While efforts to develop secure and efficient payment mechanisms that bypass the dollar are likely to strengthen financial autonomy for BRICS nations, they are also bound to irritate the U.S.

Successfully navigating these challenges will be critical for translating India’s DPI-driven, open-source vision into a functional, trusted, and geopolitically significant BRICS-wide digital payment ecosystem.

  1. Avoiding the “Anti-Western” Trap

As global polarization intensifies, there is increasing pressure to cast BRICS as an explicitly anti-Western bloc. India has consistently resisted this framing, positioning the group instead as non-Western without being anti-Western. Its approach emphasizes reform over revolution, pluralism over rigid ideology, and complementarity rather than exclusion.

This careful rhetorical stance is as critical as policy implementation itself. Maintaining credibility with middle powers and development partners depends not only on what BRICS does, but on how it is perceived. India’s insistence on avoiding ideological polarization also reflects a broader, people-centered logic: framing global governance in stark bloc terms may heighten systemic risks for societies far earlier than any strategic advantages accrue to states. By prioritizing inclusivity and measured reform, India seeks to safeguard both the functionality of BRICS and the stability of the wider international system.

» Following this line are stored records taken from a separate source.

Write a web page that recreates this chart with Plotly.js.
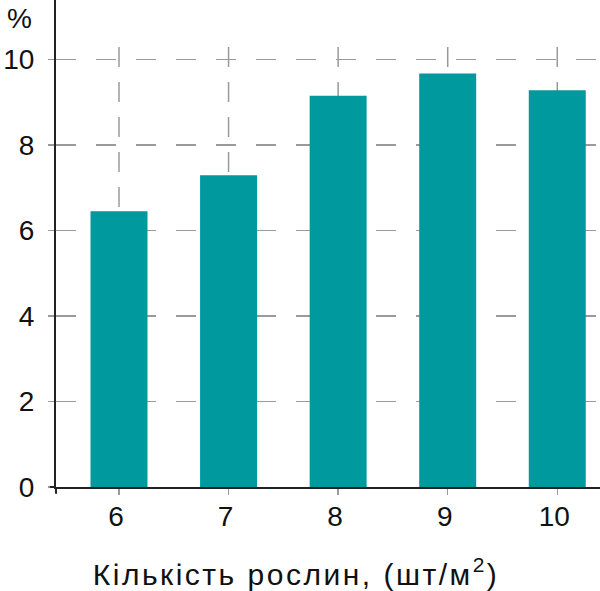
<!DOCTYPE html>
<html>
<head>
<meta charset="utf-8">
<script src="https://cdn.plot.ly/plotly-3.0.1.min.js"></script>
<style>
html,body{margin:0;padding:0;background:#fff;}
#chart{width:600px;height:591px;}
#chart .annotation[data-index="1"] text{letter-spacing:2.5px;}
</style>
</head>
<body>
<div id="chart"></div>
<script>
const categories = ['6', '7', '8', '9', '10'];
const values = [6.45, 7.29, 9.15, 9.67, 9.28];
const yTicks = [0, 2, 4, 6, 8, 10];
const xTitle = 'Кількість рослин, (шт/м<sup>2</sup>)';
const yUnit = '%';

const FONT = 'Liberation Sans, Arial, Helvetica, sans-serif';
const GRID = '#9a9a9a';

const shapes = categories.map((c, i) => ({
  type: 'line', xref: 'x', yref: 'y', x0: i, x1: i, y0: 0, y1: 10.37,
  layer: 'below', line: {color: GRID, width: 1.5, dash: '20px,15px'}
}));
// small extensions of the axis lines past the corner
shapes.push({type: 'line', xref: 'paper', yref: 'paper', x0: 0, x1: 0, y0: 0, y1: -0.014,
  line: {color: '#222', width: 2}});
shapes.push({type: 'line', xref: 'paper', yref: 'paper', x0: 0, x1: -0.011, y0: 0, y1: 0,
  line: {color: '#222', width: 2}});

const data = [{
  type: 'bar', x: categories, y: values,
  marker: {color: '#00999e', line: {width: 0}},
  hoverinfo: 'skip'
}];

const layout = {
  width: 600, height: 591,
  margin: {l: 56, r: 0, t: 0, b: 104},
  paper_bgcolor: '#fff', plot_bgcolor: '#fff',
  font: {family: FONT, color: '#111', size: 28},
  showlegend: false,
  bargap: 0.48,
  xaxis: {
    type: 'category', range: [-0.575, 4.39],
    showgrid: false, zeroline: false,
    showline: true, linecolor: '#222', linewidth: 2,
    ticks: 'outside', ticklen: 6, tickcolor: GRID, tickwidth: 1.5,
    ticklabelstandoff: -3, ticklabelshift: -3,
    tickfont: {family: FONT, size: 28, color: '#111'},
    automargin: false, fixedrange: true
  },
  yaxis: {
    range: [0, 11.39], tickvals: yTicks, ticktext: yTicks.map(String),
    showgrid: true, gridcolor: GRID, gridwidth: 1.5, griddash: '20px,20px',
    zeroline: false,
    showline: true, linecolor: '#222', linewidth: 2,
    ticks: 'outside', ticklen: 6, tickcolor: GRID, tickwidth: 1.5,
    ticklabelstandoff: 8,
    tickfont: {family: FONT, size: 28, color: '#111'},
    automargin: false, fixedrange: true
  },
  shapes: shapes,
  annotations: [{
    text: yUnit, xref: 'paper', yref: 'paper', x: -0.068, y: 1,
    xanchor: 'center', yanchor: 'top', showarrow: false,
    font: {family: FONT, size: 28, color: '#111'}, yshift: -1
  }, {
    text: xTitle, xref: 'paper', yref: 'paper', x: 0.441, y: -0.1745,
    xanchor: 'center', yanchor: 'middle', showarrow: false,
    font: {family: FONT, size: 30, color: '#111'}
  }]
};

Plotly.newPlot('chart', data, layout, {displayModeBar: false, staticPlot: true});
</script>
</body>
</html>
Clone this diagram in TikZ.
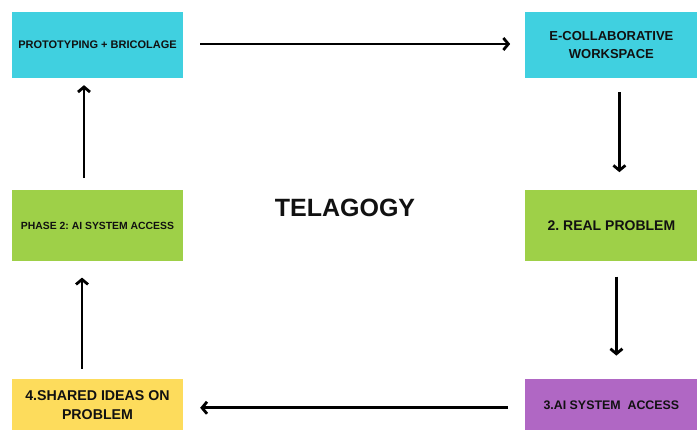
\documentclass[tikz,border=0pt]{standalone}
\usepackage{fontspec}
\setmainfont{Liberation Sans}
\usepackage{xcolor}
\definecolor{stageCyan}{HTML}{40D0E0}
\definecolor{stageGreen}{HTML}{9ED048}
\definecolor{stageYellow}{HTML}{FDDC5C}
\definecolor{stagePurple}{HTML}{B067C4}
\definecolor{stageText}{HTML}{111111}
\usetikzlibrary{arrows.meta}
\usetikzlibrary{positioning}
\tikzstyle{stage} = [rectangle, inner sep=2pt, align=center, text=stageText,
        minimum width=171pt]
\tikzstyle{flow} = [line width=2.8pt, -{Straight Barb[length=5pt,width=12pt]}]
\frenchspacing

\begin{document}
\begin{tikzpicture}[x=1pt,y=-1pt]
        \useasboundingbox (0,0) rectangle (697,430);
        \node [stage, fill=stageCyan, minimum height=66pt, font={\bfseries\fontsize{11}{14}\selectfont}] (proto) at (97.5,45) {PROTOTYPING + BRICOLAGE};
        \node [stage, fill=stageCyan, minimum width=172pt, minimum height=66pt, font={\bfseries\fontsize{13}{18}\selectfont}, right=342pt of proto] (workspace) {E-COLLABORATIVE\\WORKSPACE};
        \node [stage, fill=stageGreen, minimum height=71pt, font={\bfseries\fontsize{10.4}{13}\selectfont}, below=112pt of proto] (phase) {PHASE 2: AI SYSTEM ACCESS};
        \node [stage, fill=stageGreen, minimum width=172pt, minimum height=71pt, font={\bfseries\fontsize{14}{17}\selectfont}, below=112pt of workspace] (realprob) {2. REAL PROBLEM};
        \node [stage, fill=stageYellow, minimum height=52pt, font={\bfseries\fontsize{14.2}{19}\selectfont}, below=117pt of phase] (sharedideas) {4.SHARED IDEAS ON\\PROBLEM};
        \node [stage, fill=stagePurple, minimum width=172pt, minimum height=52pt, font={\bfseries\fontsize{12.4}{15}\selectfont}, below=117pt of realprob] (aiaccess) {3.AI SYSTEM\ \ ACCESS};
        \node [text=stageText, font={\bfseries\fontsize{25}{30}\selectfont}] (title) at (345,208) {TELAGOGY};
        \draw [flow, shorten <=17pt, shorten >=15pt]
            ([yshift=1pt]proto.east) -- ([yshift=1pt]workspace.west);
        \draw [flow, shorten <=14pt, shorten >=18pt]
            ([xshift=8pt]workspace.south) -- ([xshift=8pt]realprob.north);
        \draw [flow, shorten <=15pt, shorten >=23pt]
            ([xshift=5pt]realprob.south) -- ([xshift=5pt]aiaccess.north);
        \draw [flow, shorten <=17pt, shorten >=17pt]
            ([yshift=-3pt]aiaccess.west) -- ([yshift=-3pt]sharedideas.east);
        \draw [flow, shorten <=10pt, shorten >=16pt]
            ([xshift=-15.5pt]sharedideas.north) -- ([xshift=-15.5pt]phase.south);
        \draw [flow, shorten <=12pt, shorten >=7pt]
            ([xshift=-13.5pt]phase.north) -- ([xshift=-13.5pt]proto.south);
    \end{tikzpicture}
\end{document}
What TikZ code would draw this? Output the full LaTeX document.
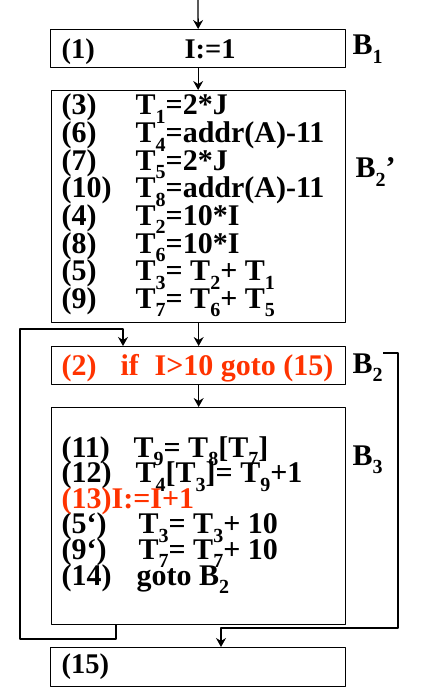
\documentclass[tikz,border=0pt]{standalone}
\usepackage{fontspec}
\setmainfont{Liberation Serif}
\usetikzlibrary{arrows.meta}
\definecolor{hot}{RGB}{255,51,0}
\newcommand{\lo}[1]{\raisebox{-8.5pt}{\fontsize{20}{20}\selectfont#1}}
\tikzset{
	blk/.style={draw,inner sep=0pt,anchor=north west},
	txt/.style={anchor=base west,inner sep=0pt,font=\fontsize{30}{30}\selectfont\bfseries},
	small txt/.style={txt,font=\fontsize{28.5}{28}\selectfont\bfseries},
	lbl/.style={anchor=base west,inner sep=0pt,font=\fontsize{30}{30}\selectfont\bfseries},
}
\begin{document}
\begin{tikzpicture}[x=1pt,y=-1pt,line width=1.3pt,line join=round,>={Stealth[length=9pt,width=10pt,inset=3pt]}]
	\useasboundingbox (0,0) rectangle (424,687);
	% blocks
	\node[blk,minimum width=295pt,minimum height=38pt] (B1) at (50,29) {};
	\node[blk,minimum width=294pt,minimum height=232pt] (B2p) at (51,90) {};
	\node[blk,minimum width=294pt,minimum height=38pt] (B2) at (51,346) {};
	\node[blk,minimum width=294pt,minimum height=217pt] (B3) at (51,407) {};
	\node[blk,minimum width=295pt,minimum height=39pt] (B15) at (50,647) {};
	% B1
	\node[small txt] (n1) at (61,59) {(1)};
	\node[small txt] (e1) at (184,59) {I:=1};
	% B2'
	\foreach \nr/\ex [count=\i] in {{(3)}/{T\lo{1}=2*J},{(6)}/{T\lo{4}=addr(A)-11},
		{(7)}/{T\lo{5}=2*J},{(10)}/{T\lo{8}=addr(A)-11},{(4)}/{T\lo{2}=10*I},
		{(8)}/{T\lo{6}=10*I},{(5)}/{T\lo{3}= T\lo{2}+ T\lo{1}},{(9)}/{T\lo{7}= T\lo{6}+ T\lo{5}}}
	{
		\node[txt] (pn\i) at (61,87.4+27.6*\i) {\nr};
		\node[txt] (pe\i) at (135,87.4+27.6*\i) {\ex};
	}
	% B2
	\node[txt,text=hot] (n2) at (61,375) {(2)};
	\node[txt,text=hot] (e2a) at (120,375) {if};
	\node[txt,text=hot] (e2b) at (154,375) {I>10 goto (15)};
	% B3
	\foreach \nr/\ex/\xx [count=\i] in {{(11)}/{T\lo{9}= T\lo{8}[T\lo{7}]}/133,
		{(12)}/{T\lo{4}[T\lo{3}]= T\lo{9}+1}/135,
		{}/{}/135,
		{(5‘)}/{T\lo{3}= T\lo{3}+ 10}/138,
		{(9‘)}/{T\lo{7}= T\lo{7}+ 10}/138,
		{(14)}/{goto B\lo{2}}/136}
	{
		\node[txt] (qn\i) at (61,431.4+25.6*\i) {\nr};
		\node[txt] (qe\i) at (\xx,431.4+25.6*\i) {\ex};
	}
	\node[txt,text=hot] (n13) at (61,508) {(13)I:=I+1};
	% B15
	\node[small txt] (n15) at (61,673) {(15)};
	% labels
	\node[lbl] (lB1) at (352,55) {B\lo{1}};
	\node[lbl] (lB2p) at (355,178) {B\lo{2}’};
	\node[lbl] (lB2) at (352,373) {B\lo{2}};
	\node[lbl] (lB3) at (352,465) {B\lo{3}};
	% edges
	\coordinate (in) at (198,0);
	\draw[->] (in) -- (B1.north);
	\draw[->] (B1.south) -- (B1.south |- B2p.north);
	\draw[->] (B2p.south) -- (B2p.south |- B2.north);
	\draw[->] (B2.south) -- (B3.north);
	% back to B2
	\coordinate (bl) at (20,639);
	\coordinate (tl) at (20,329);
	\draw[->] ([xshift=65pt]B3.south west) |- (bl) -- (tl) -| ([xshift=72pt]B2.north west);
	% exit to (15)
	\coordinate (ex) at (383,353);
	\coordinate (br) at (398,628);
	\draw[->] (ex) -| (br) -| ([xshift=171pt]B15.north west);
\end{tikzpicture}
\end{document}
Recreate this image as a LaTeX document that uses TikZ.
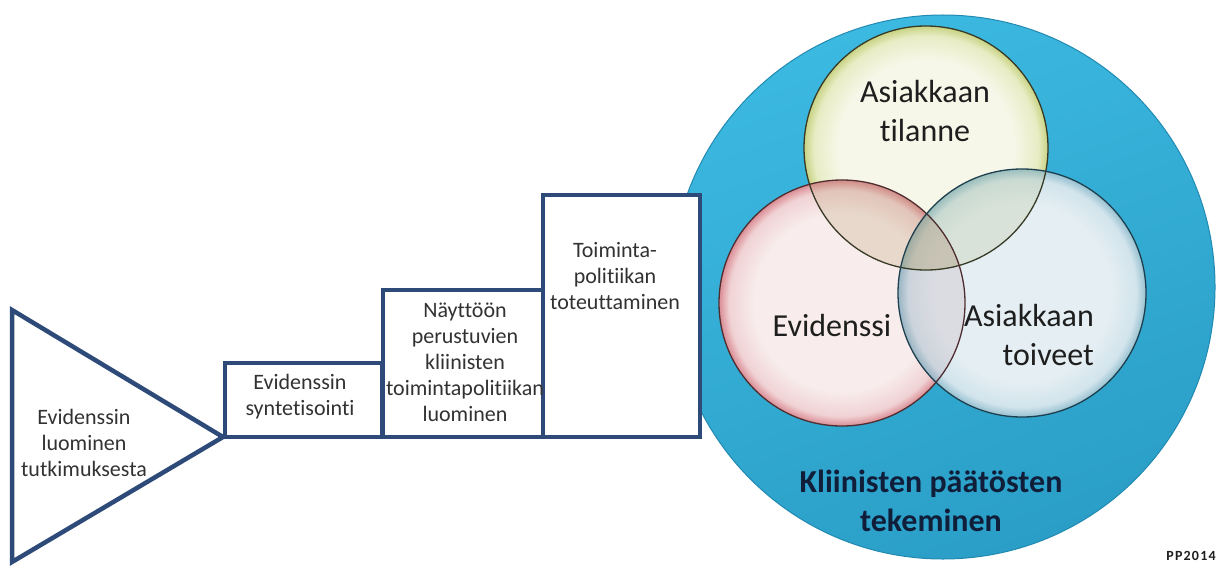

Conclusion: Determining the Shape of Multipolarity

India’s 2026 presidency will not be judged by dramatic breakthroughs, but by whether BRICS emerges more usable, more balanced, and more credible as a problem-solving platform. Success means institutional restraint, functional innovation, and the normalization of open, shared infrastructure. Failure risks drift, either toward Chinese centrality or toward institutional irrelevance.

Ultimately, India’s challenge is not to transform BRICS into something it is not, but to prevent it from becoming something it should not be. In a world of negotiated multipolarity, India’s leadership will be measured less by dominance than by whether it can keep the system open, plural, and structurally balanced.